# What to work on:
Exclude images, then output the remaining data verbatim.

# Given information:

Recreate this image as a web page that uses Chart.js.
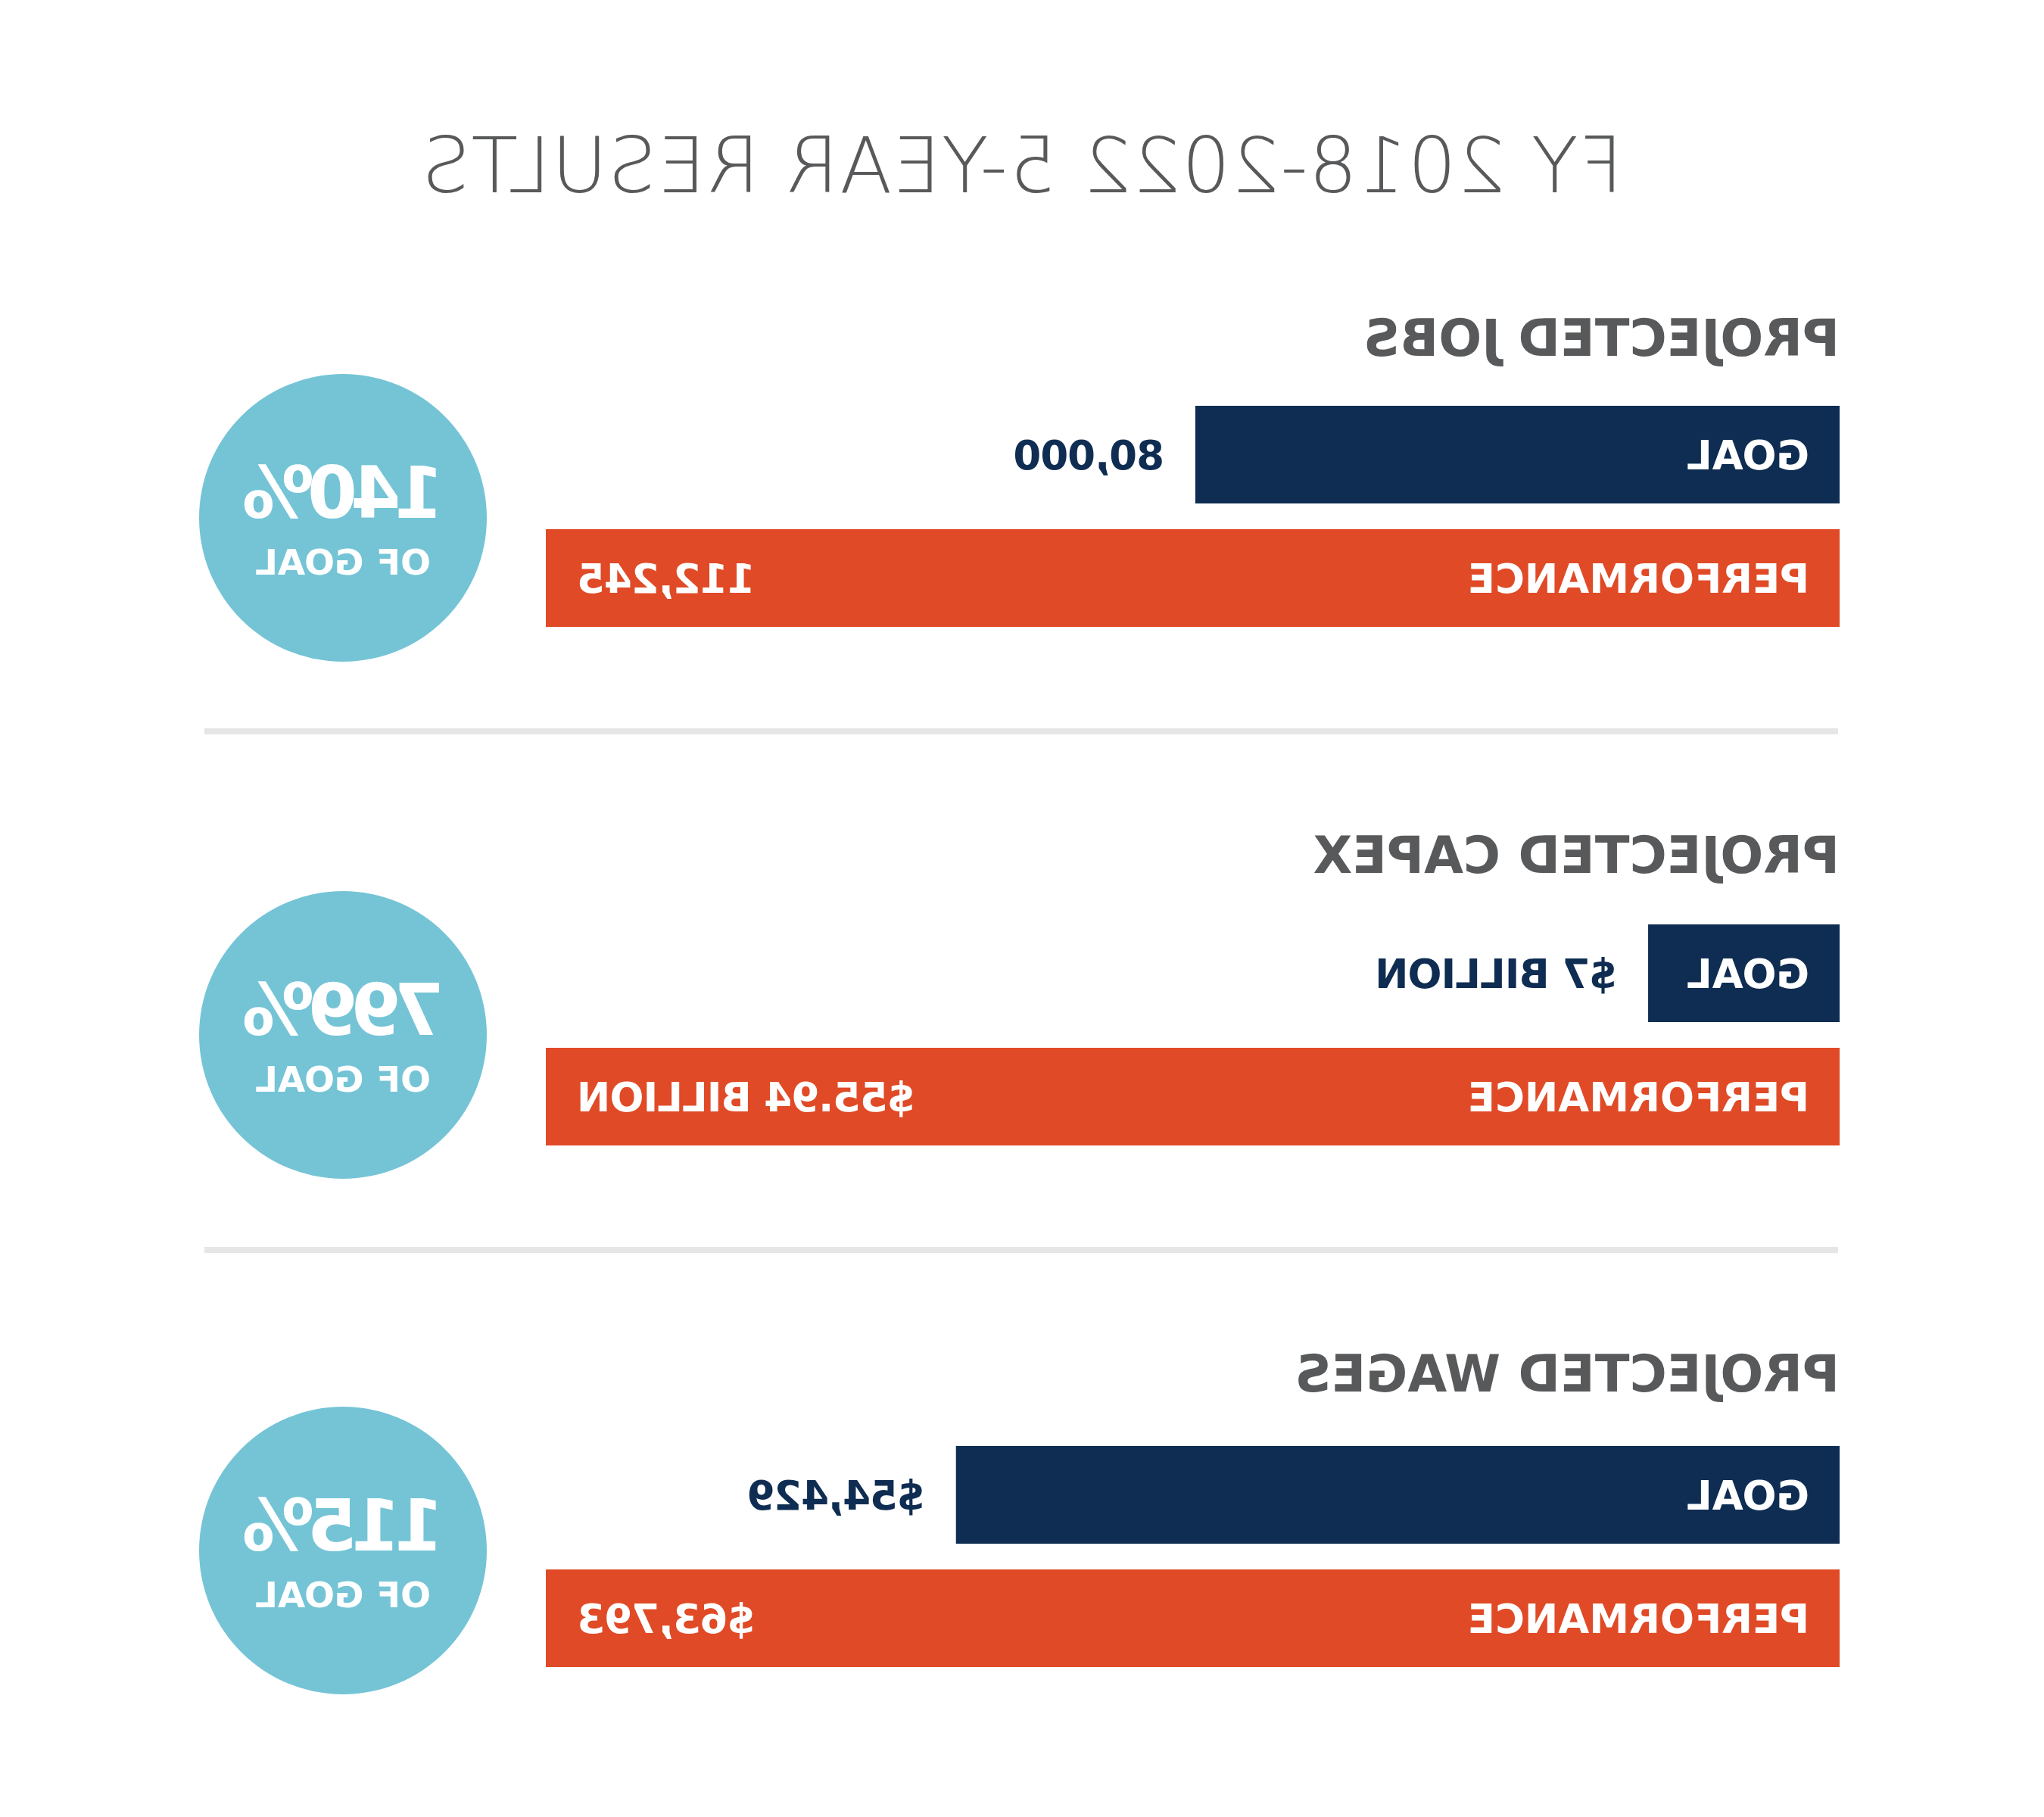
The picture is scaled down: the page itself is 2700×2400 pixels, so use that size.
<!DOCTYPE html>
<html>
<head>
<meta charset="utf-8">
<script src="https://cdn.jsdelivr.net/npm/chart.js@4.4.1/dist/chart.umd.min.js"></script>
<style>
  html, body { margin: 0; padding: 0; background: #ffffff; }
  #page { position: relative; width: 2700px; height: 2400px; overflow: hidden; background: #ffffff; transform: scaleX(-1); transform-origin: 1350px 0; }
  .title { position: absolute; left: 0; width: 2700px; text-align: center; font-family: "DejaVu Sans", sans-serif; font-weight: 200; font-size: 101px; letter-spacing: 1px; line-height: 1; color: #58595b; white-space: nowrap; }
  .head { position: absolute; left: 270px; font-family: "DejaVu Sans", sans-serif; font-weight: bold; font-size: 67px; line-height: 1; color: #58595b; white-space: nowrap; }
  .sep { position: absolute; left: 272px; width: 2158px; height: 8px; background: #e6e6e6; }
  .circle { position: absolute; width: 380px; height: 380px; border-radius: 50%; background: #74c4d6; }
  .pct { position: absolute; left: 0; width: 380px; box-sizing: border-box; padding-right: 9px; text-align: center; font-family: "DejaVu Sans", sans-serif; font-weight: bold; font-size: 95px; letter-spacing: -9px; line-height: 1; color: #ffffff; white-space: nowrap; }
  .of { position: absolute; left: 0; width: 380px; text-align: center; font-family: "DejaVu Sans", sans-serif; font-weight: bold; font-size: 47px; line-height: 1; color: #ffffff; white-space: nowrap; }
  canvas.bars { position: absolute; left: 270px; }
</style>
</head>
<body>
<div id="page">
  <div class="title" style="top:169px">FY 2018-2022 5-YEAR RESULTS</div>
</div>
<script>
// ---- data ----
const sectionTitles = ['PROJECTED JOBS', 'PROJECTED CAPEX', 'PROJECTED WAGES'];
const barCategories = ['GOAL', 'PERFORMANCE'];
const goalText = ['80,000', '$7 BILLION', '$54,429'];
const performanceText = ['112,245', '$55.94 BILLION', '$63,793'];
// bar lengths as drawn, in % of the full performance bar
const goalBarLength = [49.8, 14.8, 68.3];
const performanceBarLength = [100, 100, 100];
const percentOfGoal = ['140%', '799%', '115%'];
const percentCaption = ['OF GOAL', 'OF GOAL', 'OF GOAL'];

// ---- styles / layout ----
const NAVY = '#0f2d52';
const ORANGE = '#e04a26';
const BAR_TOPS = [519, 1204, 1893];
const HEAD_TOPS = [414, 1097, 1782];
const SEP_TOPS = [962, 1647];
const CIRCLE_CENTERS = [684, 1367, 2048];
const FONT = '"DejaVu Sans", sans-serif';
const LABEL_SIZE = 53;
const CAP = 0.729;

const page = document.getElementById('page');

const barLabelPlugin = {
  id: 'barLabels',
  afterDatasetsDraw(chart, args, opts) {
    const ctx = chart.ctx;
    const meta = chart.getDatasetMeta(0);
    ctx.save();
    ctx.font = 'bold ' + LABEL_SIZE + 'px ' + FONT;
    ctx.textBaseline = 'alphabetic';
    meta.data.forEach((el, i) => {
      const yb = el.y + LABEL_SIZE * CAP / 2;
      const left = Math.min(el.base, el.x);
      const right = Math.max(el.base, el.x);
      ctx.letterSpacing = '0px';
      ctx.fillStyle = '#ffffff';
      ctx.textAlign = 'left';
      ctx.fillText(chart.data.labels[i], left + 40, yb);
      const txt = opts.values[i];
      ctx.letterSpacing = '-1px';
      if (i === 0) {
        ctx.fillStyle = NAVY;
        ctx.textAlign = 'left';
        ctx.fillText(txt, right + 41, yb);
      } else {
        ctx.fillStyle = '#ffffff';
        ctx.textAlign = 'right';
        ctx.fillText(txt, right - 42, yb);
      }
    });
    ctx.restore();
  }
};

function build() {
  sectionTitles.forEach((name, s) => {
    const h = document.createElement('div');
    h.className = 'head';
    h.style.top = HEAD_TOPS[s] + 'px';
    h.textContent = name;
    page.appendChild(h);

    if (s < SEP_TOPS.length) {
      const sep = document.createElement('div');
      sep.className = 'sep';
      sep.style.top = SEP_TOPS[s] + 'px';
      page.appendChild(sep);
    }

    const c = document.createElement('div');
    c.className = 'circle';
    c.style.left = (2247 - 190) + 'px';
    c.style.top = (CIRCLE_CENTERS[s] - 190) + 'px';
    const p = document.createElement('div');
    p.className = 'pct';
    p.style.top = '110px';
    p.textContent = percentOfGoal[s];
    const o = document.createElement('div');
    o.className = 'of';
    o.style.top = (231 - 6) + 'px';
    o.textContent = percentCaption[s];
    c.appendChild(p);
    c.appendChild(o);
    page.appendChild(c);

    const cv = document.createElement('canvas');
    cv.className = 'bars';
    cv.width = 1709;
    cv.height = 326;
    cv.style.top = BAR_TOPS[s] + 'px';
    cv.style.width = '1709px';
    cv.style.height = '326px';
    page.appendChild(cv);

    new Chart(cv, {
      type: 'bar',
      data: {
        labels: barCategories,
        datasets: [{
          data: [goalBarLength[s], performanceBarLength[s]],
          backgroundColor: [NAVY, ORANGE],
          borderWidth: 0,
          barPercentage: 129 / 163,
          categoryPercentage: 1
        }]
      },
      options: {
        indexAxis: 'y',
        responsive: false,
        animation: false,
        devicePixelRatio: 1,
        layout: { padding: 0 },
        plugins: {
          legend: { display: false },
          tooltip: { enabled: false },
          barLabels: { values: [goalText[s], performanceText[s]] }
        },
        scales: {
          x: { type: 'linear', min: 0, max: 100, display: false },
          y: { display: false }
        }
      },
      plugins: [barLabelPlugin]
    });
  });
}

if (document.fonts && document.fonts.load) {
  Promise.all([
    document.fonts.load('bold 53px "DejaVu Sans"'),
    document.fonts.load('200 101px "DejaVu Sans"')
  ]).then(build, build);
} else {
  build();
}
</script>
</body>
</html>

# Task result:
Recreate this image as a web page that uses Chart.js.
The picture is scaled down: the page itself is 2700×2400 pixels, so use that size.
<!DOCTYPE html>
<html>
<head>
<meta charset="utf-8">
<script src="https://cdn.jsdelivr.net/npm/chart.js@4.4.1/dist/chart.umd.min.js"></script>
<style>
  html, body { margin: 0; padding: 0; background: #ffffff; }
  #page { position: relative; width: 2700px; height: 2400px; overflow: hidden; background: #ffffff; transform: scaleX(-1); transform-origin: 1350px 0; }
  .title { position: absolute; left: 0; width: 2700px; text-align: center; font-family: "DejaVu Sans", sans-serif; font-weight: 200; font-size: 101px; letter-spacing: 1px; line-height: 1; color: #58595b; white-space: nowrap; }
  .head { position: absolute; left: 270px; font-family: "DejaVu Sans", sans-serif; font-weight: bold; font-size: 67px; line-height: 1; color: #58595b; white-space: nowrap; }
  .sep { position: absolute; left: 272px; width: 2158px; height: 8px; background: #e6e6e6; }
  .circle { position: absolute; width: 380px; height: 380px; border-radius: 50%; background: #74c4d6; }
  .pct { position: absolute; left: 0; width: 380px; box-sizing: border-box; padding-right: 9px; text-align: center; font-family: "DejaVu Sans", sans-serif; font-weight: bold; font-size: 95px; letter-spacing: -9px; line-height: 1; color: #ffffff; white-space: nowrap; }
  .of { position: absolute; left: 0; width: 380px; text-align: center; font-family: "DejaVu Sans", sans-serif; font-weight: bold; font-size: 47px; line-height: 1; color: #ffffff; white-space: nowrap; }
  canvas.bars { position: absolute; left: 270px; }
</style>
</head>
<body>
<div id="page">
  <div class="title" style="top:169px">FY 2018-2022 5-YEAR RESULTS</div>
</div>
<script>
// ---- data ----
const sectionTitles = ['PROJECTED JOBS', 'PROJECTED CAPEX', 'PROJECTED WAGES'];
const barCategories = ['GOAL', 'PERFORMANCE'];
const goalText = ['80,000', '$7 BILLION', '$54,429'];
const performanceText = ['112,245', '$55.94 BILLION', '$63,793'];
// bar lengths as drawn, in % of the full performance bar
const goalBarLength = [49.8, 14.8, 68.3];
const performanceBarLength = [100, 100, 100];
const percentOfGoal = ['140%', '799%', '115%'];
const percentCaption = ['OF GOAL', 'OF GOAL', 'OF GOAL'];

// ---- styles / layout ----
const NAVY = '#0f2d52';
const ORANGE = '#e04a26';
const BAR_TOPS = [519, 1204, 1893];
const HEAD_TOPS = [414, 1097, 1782];
const SEP_TOPS = [962, 1647];
const CIRCLE_CENTERS = [684, 1367, 2048];
const FONT = '"DejaVu Sans", sans-serif';
const LABEL_SIZE = 53;
const CAP = 0.729;

const page = document.getElementById('page');

const barLabelPlugin = {
  id: 'barLabels',
  afterDatasetsDraw(chart, args, opts) {
    const ctx = chart.ctx;
    const meta = chart.getDatasetMeta(0);
    ctx.save();
    ctx.font = 'bold ' + LABEL_SIZE + 'px ' + FONT;
    ctx.textBaseline = 'alphabetic';
    meta.data.forEach((el, i) => {
      const yb = el.y + LABEL_SIZE * CAP / 2;
      const left = Math.min(el.base, el.x);
      const right = Math.max(el.base, el.x);
      ctx.letterSpacing = '0px';
      ctx.fillStyle = '#ffffff';
      ctx.textAlign = 'left';
      ctx.fillText(chart.data.labels[i], left + 40, yb);
      const txt = opts.values[i];
      ctx.letterSpacing = '-1px';
      if (i === 0) {
        ctx.fillStyle = NAVY;
        ctx.textAlign = 'left';
        ctx.fillText(txt, right + 41, yb);
      } else {
        ctx.fillStyle = '#ffffff';
        ctx.textAlign = 'right';
        ctx.fillText(txt, right - 42, yb);
      }
    });
    ctx.restore();
  }
};

function build() {
  sectionTitles.forEach((name, s) => {
    const h = document.createElement('div');
    h.className = 'head';
    h.style.top = HEAD_TOPS[s] + 'px';
    h.textContent = name;
    page.appendChild(h);

    if (s < SEP_TOPS.length) {
      const sep = document.createElement('div');
      sep.className = 'sep';
      sep.style.top = SEP_TOPS[s] + 'px';
      page.appendChild(sep);
    }

    const c = document.createElement('div');
    c.className = 'circle';
    c.style.left = (2247 - 190) + 'px';
    c.style.top = (CIRCLE_CENTERS[s] - 190) + 'px';
    const p = document.createElement('div');
    p.className = 'pct';
    p.style.top = '110px';
    p.textContent = percentOfGoal[s];
    const o = document.createElement('div');
    o.className = 'of';
    o.style.top = (231 - 6) + 'px';
    o.textContent = percentCaption[s];
    c.appendChild(p);
    c.appendChild(o);
    page.appendChild(c);

    const cv = document.createElement('canvas');
    cv.className = 'bars';
    cv.width = 1709;
    cv.height = 326;
    cv.style.top = BAR_TOPS[s] + 'px';
    cv.style.width = '1709px';
    cv.style.height = '326px';
    page.appendChild(cv);

    new Chart(cv, {
      type: 'bar',
      data: {
        labels: barCategories,
        datasets: [{
          data: [goalBarLength[s], performanceBarLength[s]],
          backgroundColor: [NAVY, ORANGE],
          borderWidth: 0,
          barPercentage: 129 / 163,
          categoryPercentage: 1
        }]
      },
      options: {
        indexAxis: 'y',
        responsive: false,
        animation: false,
        devicePixelRatio: 1,
        layout: { padding: 0 },
        plugins: {
          legend: { display: false },
          tooltip: { enabled: false },
          barLabels: { values: [goalText[s], performanceText[s]] }
        },
        scales: {
          x: { type: 'linear', min: 0, max: 100, display: false },
          y: { display: false }
        }
      },
      plugins: [barLabelPlugin]
    });
  });
}

if (document.fonts && document.fonts.load) {
  Promise.all([
    document.fonts.load('bold 53px "DejaVu Sans"'),
    document.fonts.load('200 101px "DejaVu Sans"')
  ]).then(build, build);
} else {
  build();
}
</script>
</body>
</html>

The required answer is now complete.